The 5 Landscape Proposals That Aim to Save the National Mall’s Tidal Basin
Teresa Durkin, executive vice president at the Trust for the National Mall, said, “After 130-some years, we’ve got pathways that are too narrow [which pushes visitors to walk on the grass and] the trees get trampled. The trees get flooded with the brackish water from the flooding. So there’s a myriad of issues and problems here.”
To save the National Mall’s Tidal Basin, the National Trust for Historic Preservation, the Trust for The National Mall, and the National Park Service created the Ideas Lab where visitors can share their experience of visiting the site and express their ideas and concerns for its future. The lab also showcases the vision of five professional landscape architects for the site.
The five architects include DLANDstudio, GNN, Hood Design Studio, James Corner Field Operations, and Reed Hilderbrand. The studios’ detailed proposals to rescue the 19th-century site, including photo and video renderings, are all available on the Ideas Lab.
DLANDstudio’s plan involves creating a land bridge between the Jefferson Memorial and the White House, as well as a jetty off the Lincoln Memorial that will also be home to the Martin Luther King Jr. Memorial. There’ll also be green walls, wetlands, swimmable waters, and an organic berm to avoid floodings. The memorials to Roosevelt and King, as well as the cherry trees, will be moved.
Hood Design Studio’s proposal calls for emphasizing the lost cultural history of the area and incorporating that history into the landscape. According to NPR, Walter Hood wrote in his proposal that his vision for the space includes “replacing the classical design of the romantic and baroque with other stories embedded in the American landscape — and integrates storytelling around Hush Harbors, antebellum places where African American slaves went to practice their religion at Potomac Plantations.”
GGN’s plan presents incremental changes in three phases between now and 2090 that will buy the carers of the site some time to accommodate the sea-level rise. The proposal focuses on environmental changes including creating a flood-plain forest, wind gap meadows, and tidal marshes. Monuments would also be “adapted, protected, or relocated.”
James Corner is looking at a proposal that would effectively let nature take its course and allow the inevitable flooding to take place. The plan calls for an elevated circular walk where visitors can view monuments that will eventually be destroyed. In his presentation, Corner wrote, “The monuments in this scenario will gracefully age and decay, melancholia prevails, sitting as entropic ruins, a natural time where daily flooding is absorbed as part of nature’s cycle.”

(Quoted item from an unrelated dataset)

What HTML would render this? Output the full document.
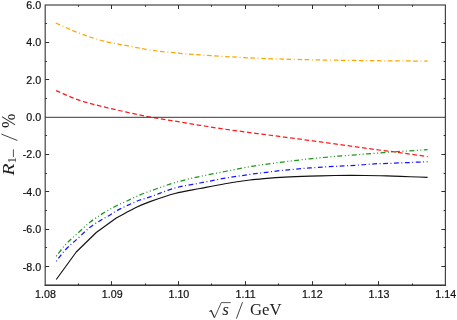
<!DOCTYPE html>
<html><head><meta charset="utf-8"><title>plot</title>
<style>html,body{margin:0;padding:0;background:#fff;}body{width:457px;height:320px;overflow:hidden;position:relative;font-family:"Liberation Sans",sans-serif;}</style></head>
<body>
<svg width="457" height="320" viewBox="0 0 457 320" style="position:absolute;left:0;top:0;will-change:transform">
<rect width="457" height="320" fill="#fff"/>
<g fill="none" stroke-width="1.25" stroke-linecap="butt" stroke-linejoin="round">
<path d="M55.75 23.00 C63.00 26.17 70.25 29.75 77.50 32.50 C85.83 35.66 94.17 38.54 102.50 40.75 C111.00 43.01 119.50 44.24 128.00 45.90 C135.33 47.33 142.67 48.94 150.00 50.00 C159.33 51.34 168.67 52.22 178.00 53.10 C187.67 54.02 197.33 54.79 207.00 55.40 C224.67 56.52 242.33 57.58 260.00 58.30 C279.00 59.08 298.00 59.50 317.00 59.90 C336.00 60.30 355.00 60.49 374.00 60.70 C391.87 60.89 409.73 60.97 427.60 61.10" stroke="#ffa500" stroke-dasharray="4.6 2.5 4.6 2.8 0.9 2.7" stroke-dashoffset="7.1"/>
<path d="M56.00 90.60 C63.17 93.60 70.33 97.13 77.50 99.60 C85.83 102.47 94.17 104.48 102.50 106.60 C110.83 108.72 119.17 110.48 127.50 112.30 C135.00 113.94 142.50 115.59 150.00 117.00 C158.33 118.56 166.67 119.82 175.00 121.20 C183.33 122.58 191.67 123.97 200.00 125.30 C208.33 126.63 216.67 127.98 225.00 129.20 C233.33 130.42 241.67 131.49 250.00 132.60 C254.67 133.22 259.33 133.79 264.00 134.40 C271.00 135.32 278.00 136.27 285.00 137.20 C293.33 138.31 301.67 139.38 310.00 140.50 C318.33 141.62 326.67 142.75 335.00 143.90 C343.33 145.05 351.67 146.22 360.00 147.40 C364.67 148.06 369.33 148.79 374.00 149.40 C380.33 150.23 386.67 150.85 393.00 151.70 C404.53 153.25 416.07 154.97 427.60 156.60" stroke="#ff1a1a" stroke-dasharray="4.6 2.66" stroke-dashoffset="0"/>
<path d="M56.25 256.25 C59.17 252.57 62.08 248.34 65.00 245.20 C69.17 240.72 73.33 237.23 77.50 233.40 C81.67 229.57 85.83 225.50 90.00 222.20 C94.17 218.90 98.33 216.22 102.50 213.60 C106.67 210.98 110.83 208.65 115.00 206.50 C119.17 204.35 123.33 202.63 127.50 200.70 C131.67 198.77 135.83 196.68 140.00 194.90 C143.33 193.48 146.67 192.27 150.00 191.10 C158.33 188.17 166.67 185.05 175.00 182.60 C183.33 180.15 191.67 178.25 200.00 176.40 C208.33 174.55 216.67 173.13 225.00 171.50 C233.33 169.87 241.67 168.10 250.00 166.60 C254.67 165.76 259.33 165.15 264.00 164.50 C271.00 163.53 278.00 162.62 285.00 161.75 C293.33 160.72 301.67 159.69 310.00 158.80 C318.33 157.91 326.67 157.12 335.00 156.40 C343.33 155.68 351.67 155.16 360.00 154.50 C364.67 154.13 369.33 153.67 374.00 153.30 C380.33 152.80 386.67 152.33 393.00 151.90 C404.53 151.13 416.07 150.43 427.60 149.70" stroke="#1a961a" stroke-dasharray="5 2.55 1 2.45 1 2.45" stroke-dashoffset="11.0"/>
<path d="M56.25 261.25 C59.17 257.58 62.08 253.35 65.00 250.25 C69.17 245.83 73.33 242.53 77.50 238.70 C81.67 234.87 85.83 230.58 90.00 227.25 C93.33 224.58 96.67 222.74 100.00 220.70 C103.33 218.66 106.67 217.00 110.00 215.00 C111.67 214.00 113.33 212.61 115.00 211.70 C119.17 209.41 123.33 207.35 127.50 205.40 C131.67 203.45 135.83 201.57 140.00 200.00 C143.33 198.74 146.67 198.04 150.00 196.90 C158.33 194.04 166.67 190.32 175.00 188.00 C183.33 185.68 191.67 184.63 200.00 183.00 C208.33 181.37 216.67 179.63 225.00 178.20 C233.33 176.77 241.67 175.60 250.00 174.40 C254.67 173.73 259.33 173.17 264.00 172.60 C271.00 171.74 278.00 170.82 285.00 170.10 C293.33 169.25 301.67 168.52 310.00 167.90 C318.33 167.28 326.67 166.88 335.00 166.40 C343.33 165.92 351.67 165.53 360.00 165.00 C364.67 164.70 369.33 164.15 374.00 163.90 C380.33 163.55 386.67 163.45 393.00 163.20 C404.53 162.74 416.07 162.23 427.60 161.75" stroke="#1414ff" stroke-dasharray="4.8 2.57 0.9 2.62" stroke-dashoffset="7.369999999999999"/>
<path d="M56.25 279.50 L76.25 252.00 L96.25 232.50 L116.25 218.00 C123.17 214.37 130.08 210.46 137.00 207.10 C141.33 204.99 145.67 203.15 150.00 201.60 C158.33 198.62 166.67 195.68 175.00 193.50 C183.33 191.32 191.67 190.12 200.00 188.50 C208.33 186.88 216.67 185.17 225.00 183.75 C233.33 182.33 241.67 181.10 250.00 180.00 C254.67 179.38 259.33 178.99 264.00 178.60 C271.00 178.02 278.00 177.48 285.00 177.10 C293.33 176.65 301.67 176.37 310.00 176.10 C318.33 175.83 326.67 175.66 335.00 175.50 C340.00 175.41 345.00 175.36 350.00 175.35 C355.00 175.34 360.00 175.38 365.00 175.45 C370.00 175.52 375.00 175.63 380.00 175.75 C384.33 175.85 388.67 175.96 393.00 176.10 C398.67 176.28 404.33 176.49 410.00 176.70 C415.87 176.92 421.73 177.17 427.60 177.40" stroke="#111" stroke-width="1.15"/>
</g>
<g fill="none" stroke="#444" stroke-width="1.2" stroke-linecap="butt">
<rect x="45.20" y="5.00" width="400.20" height="280.20"/>
<line x1="44.60" y1="285.20" x2="446.00" y2="285.20" stroke-width="1.15" stroke="#2a2a2a"/>
<line x1="45.20" y1="117.30" x2="445.40" y2="117.30" stroke-width="1.0" stroke="#383838"/>
</g>
<g fill="none" stroke="#2e2e2e" stroke-width="1.0">
<path d="M78.50 285.20v-1.80M78.50 5.00v1.80"/>
<path d="M111.50 285.20v-4.00M111.50 5.00v4.00"/>
<path d="M145.50 285.20v-1.80M145.50 5.00v1.80"/>
<path d="M178.50 285.20v-4.00M178.50 5.00v4.00"/>
<path d="M211.50 285.20v-1.80M211.50 5.00v1.80"/>
<path d="M245.50 285.20v-4.00M245.50 5.00v4.00"/>
<path d="M278.50 285.20v-1.80M278.50 5.00v1.80"/>
<path d="M312.50 285.20v-4.00M312.50 5.00v4.00"/>
<path d="M345.50 285.20v-1.80M345.50 5.00v1.80"/>
<path d="M378.50 285.20v-4.00M378.50 5.00v4.00"/>
<path d="M412.50 285.20v-1.80M412.50 5.00v1.80"/>
<path d="M45.20 266.50h4.00M445.40 266.50h-4.00"/>
<path d="M45.20 247.50h1.80M445.40 247.50h-1.80"/>
<path d="M45.20 229.50h4.00M445.40 229.50h-4.00"/>
<path d="M45.20 210.50h1.80M445.40 210.50h-1.80"/>
<path d="M45.20 191.50h4.00M445.40 191.50h-4.00"/>
<path d="M45.20 173.50h1.80M445.40 173.50h-1.80"/>
<path d="M45.20 154.50h4.00M445.40 154.50h-4.00"/>
<path d="M45.20 135.50h1.80M445.40 135.50h-1.80"/>
<path d="M45.20 98.50h1.80M445.40 98.50h-1.80"/>
<path d="M45.20 79.50h4.00M445.40 79.50h-4.00"/>
<path d="M45.20 61.50h1.80M445.40 61.50h-1.80"/>
<path d="M45.20 42.50h4.00M445.40 42.50h-4.00"/>
<path d="M45.20 23.50h1.80M445.40 23.50h-1.80"/>
</g>
<g font-family="Liberation Sans, sans-serif" font-size="10.7" fill="#111" stroke="#111" stroke-width="0.2">
<text x="41.20" y="9.00" text-anchor="end">6.0</text>
<text x="41.20" y="46.36" text-anchor="end">4.0</text>
<text x="41.20" y="83.72" text-anchor="end">2.0</text>
<text x="41.20" y="121.08" text-anchor="end">0.0</text>
<text x="41.20" y="158.44" text-anchor="end">-2.0</text>
<text x="41.20" y="195.80" text-anchor="end">-4.0</text>
<text x="41.20" y="233.16" text-anchor="end">-6.0</text>
<text x="41.20" y="270.52" text-anchor="end">-8.0</text>
<text x="45.50" y="297.60" text-anchor="middle">1.08</text>
<text x="112.20" y="297.60" text-anchor="middle">1.09</text>
<text x="178.90" y="297.60" text-anchor="middle">1.10</text>
<text x="245.60" y="297.60" text-anchor="middle">1.11</text>
<text x="312.30" y="297.60" text-anchor="middle">1.12</text>
<text x="379.00" y="297.60" text-anchor="middle">1.13</text>
<text x="445.70" y="297.60" text-anchor="middle">1.14</text>
</g>
<g font-family="Liberation Serif, serif" fill="#222">
<path d="M214.4 318.0 L221.3 302.6 L230.7 302.6" fill="none" stroke="#222" stroke-width="0.75" stroke-linejoin="miter"/>
<path d="M209.5 311.6 L211.2 310.6 L214.4 317.6" fill="none" stroke="#222" stroke-width="1.2"/>
<text x="222.2" y="314.7" font-size="17" font-style="italic">s</text>
<path d="M236.4 318.6 L242.5 302.2" fill="none" stroke="#222" stroke-width="0.85"/>
<text x="250.0" y="314.7" font-size="17" textLength="31.6" lengthAdjust="spacingAndGlyphs">GeV</text>
<text transform="translate(14.3 175.4) rotate(-90) scale(1.12 1)" font-size="17.5" font-style="italic">R</text>
<text transform="translate(16.2 163.2) rotate(-90) scale(1 1)" font-size="12.5">1</text>
<path d="M13.4 157 V149.4" fill="none" stroke="#222" stroke-width="0.8"/>
<path d="M17.4 140.5 L1.4 134.1" fill="none" stroke="#222" stroke-width="0.85"/>
<text transform="translate(14.6 127.9) rotate(-90) scale(0.88 1)" font-size="19.5">%</text>
</g>
</svg>
</body></html>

Reed Hildebrand’s approach is to build upon the diverse experiences and cultural moments the Tidal Basin represents. The plan is to make the space equally a commemorative landscape, recreational parkland, an ecologically vibrant living system. The cherry trees would be moved upland, a pedestrian bridge would be built, gathering areas of open lawns would be created for visitors to take in the site, and several circuit walks would guide visitors throughout the area.
The initiative is not considered a design competition but rather a creative collaboration, out of which a sustainable solution will hopefully emerge.